Nicola Koyanagi came out to support Food Not Bombs on Monday because she said the event is a “beautiful” way for “people from all walks of life to gather over food.”
It’s also a way to “protest capitalism,” which she said “makes it so that money dictates everything we do.”
“This is a way that we can be together, sort of outside of that capitalist system and protesting that capitalist system and just being in community and caring for each other,” she said.
Volunteer Jordan Lee Etherington said applying for a permit would be against Food Not Bombs’ principles.
“You should not need a permit to be kind to other people,” he said.
He said the group is performing a humane act by giving food to some of the “most vulnerable and marginal communities in Peterborough.”
Speaking to the crowd, Myles Conner said the group is not clear why the city is suddenly requiring them to get a permit.

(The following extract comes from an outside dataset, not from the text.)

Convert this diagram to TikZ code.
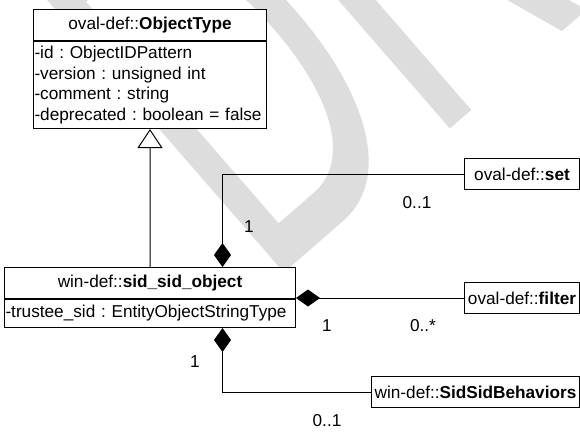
\documentclass[tikz,border=0pt]{standalone}
\usepackage{fontspec}
\setmainfont{Liberation Sans}
\usetikzlibrary{arrows.meta}
\definecolor{wm}{RGB}{221,221,221}
\frenchspacing
\begin{document}
\begin{tikzpicture}[x=1bp, y=-1bp,
  every node/.style={font=\fontsize{17.2bp}{20.8bp}\selectfont},
  box/.style={draw, fill=white, line width=1bp, inner sep=0pt},
  attrbox/.style={box, inner xsep=1bp, align=left, anchor=north west},
  comp/.style={draw, line width=1bp, -{Diamond[length=24bp,width=17bp]}},
  gen/.style={draw, line width=1bp, -{Triangle[open,length=19bp,width=25bp]}},
  mult/.style={inner sep=0pt}]
\useasboundingbox (0,0) rectangle (580,431);
% watermark
\node[rotate=41, xscale=0.56, anchor=base west, text=wm, inner sep=0pt,
      font=\fontsize{545bp}{545bp}\selectfont] (wmk) at (265,290) {DRAFT};
% classes
\node[box, minimum width=233bp, minimum height=31bp, anchor=north west] (oth) at (33,9) {oval-def::\textbf{ObjectType}};
\node[attrbox, text width=231bp, minimum height=87bp] (ota) at (oth.south west)
  {-id : ObjectIDPattern\\-version : unsigned int\\-comment : string\\-deprecated : boolean = false};
\node[box, minimum width=291bp, minimum height=31bp, anchor=north west] (sidh) at (4,267) {win-def::\textbf{sid\_sid\_object}};
\node[attrbox, text width=289bp, minimum height=28bp] (sida) at (sidh.south west)
  {-trustee\_sid : EntityObjectStringType};
\node[box, minimum width=115bp, minimum height=31bp, anchor=north west] (set) at (464,158) {oval-def::\textbf{set}};
\node[box, minimum width=115bp, minimum height=31bp, anchor=north west] (filter) at (464,282) {oval-def::\textbf{filter}};
\node[box, minimum width=208bp, minimum height=31bp, anchor=north west] (ssb) at (371,376) {win-def::\textbf{SidSidBehaviors}};
% connectors
\draw[gen] (sidh.north) -- (ota.south);
\draw[comp] (set.west) -| ([xshift=72.5bp]sidh.north);
\draw[comp] (filter.west) -- (filter.west -| sidh.east);
\draw[comp] (ssb.west) -| ([xshift=72.5bp]sida.south);
% multiplicities
\node[mult] (m1) at (249,227) {1};
\node[mult] (m2) at (417,203) {0..1};
\node[mult] (m3) at (327,326) {1};
\node[mult] (m4) at (423,326) {0..*};
\node[mult] (m5) at (195,362) {1};
\node[mult] (m6) at (327,421) {0..1};
\end{tikzpicture}
\end{document}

“We haven’t been given a specific set of transgressions that we’re performing,” he said. “Nothing’s been communicated to us.”
“I was really hoping – and our legal counsel was also hoping – that we could get a ticket tonight so that we would at least understand how we can defend ourselves or posture ourselves differently,” Conner said.
He hopes Food Not Bombs will be able to negotiate a solution with the city so it can continue “unimpeded,” he added.
Trent Radio asked the city for further comment on this story, but did not hear back by publication time.
This article was adapted from Eddy Sweeney’s reporting for Trent Radio.
Update: This article was updated on March 13 to include Myles Conner’s denial that any member of Food Not Bombs received a warning on Feb. 12.
Clarification: This article has been updated to clarify that Myles Conner said he was not certain if the envelope he received in the mail from the city was a permit application since he never opened it.